During WW II, major league baseball made do with players who were too young or too old to be drafted, or physically unfit for active duty. In 1943 Brooklyn-born Tommy Brown was a fifteen-year-old high school dropout working on the New York docks and playing sandlot baseball on weekends. One year later he became the youngest player ever to start a major league game and a year later the youngest to hit a home run. He had a nine-year career 1944-1953 as a utility infielder and outfielder with the Dodgers, Phillies and Cubs.
Interview by Norman L. Macht
Brentwood, Tennessee
1994

In 1943 a friend of mine was invited to a tryout at Ebbets Field and he asked me to go with him, so I went along. They stuck a number on my back and I worked out. I guess I had a good day because they asked me to come back the next day. I didn’t get a contract until December, when they invited me to spring training at Bear Mountain, New York, near West Point. My bonus was a ferryboat ride up the Hudson River to West Point.

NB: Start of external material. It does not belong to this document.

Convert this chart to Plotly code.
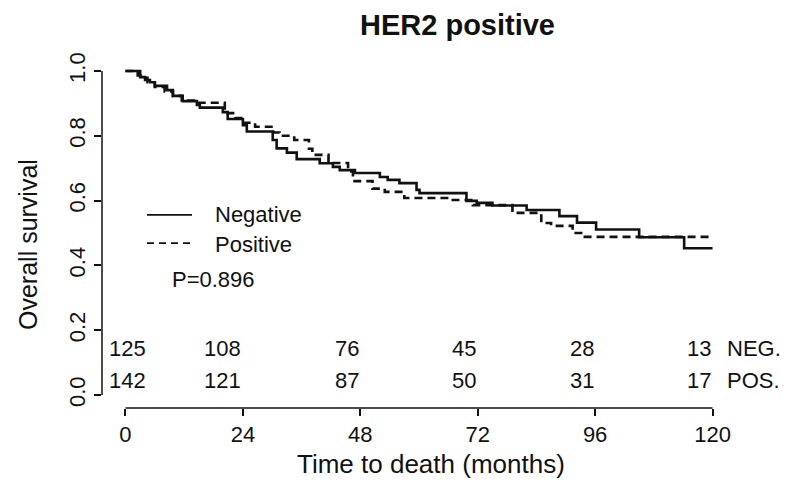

They sent me to Newport News in the Piedmont League. I was hitting but I had a scatter-arm. One day in July the manager, Jake Pitler, got a call from [Brooklyn general manager] Branch Rickey. Pitler told him, “I have a shortstop who can run and hit. But his throwing is so wild, some of the fans behind first base wear gloves to catch his overthrows.”

Rickey said, “How old is he?”

“Sixteen.”

“Put him on the next train.”

I didn’t really want to go. I was having fun in Newport News. 

[At the age of 16 years seven months twenty-seven days, Brown started both games of a doubleheader against the Cubs.]

I was nervous. Our first baseman was 6-foot-6 Howie Schultz. The first ball hit to me I threw over his head way up in the stands. Leo Durocher called me “Buckshot.” Other players called me “Barbasol” because I was the only player who didn’t have to shave.

Last spring my house burned down with all my scrapbooks and collection of autographed bats and balls.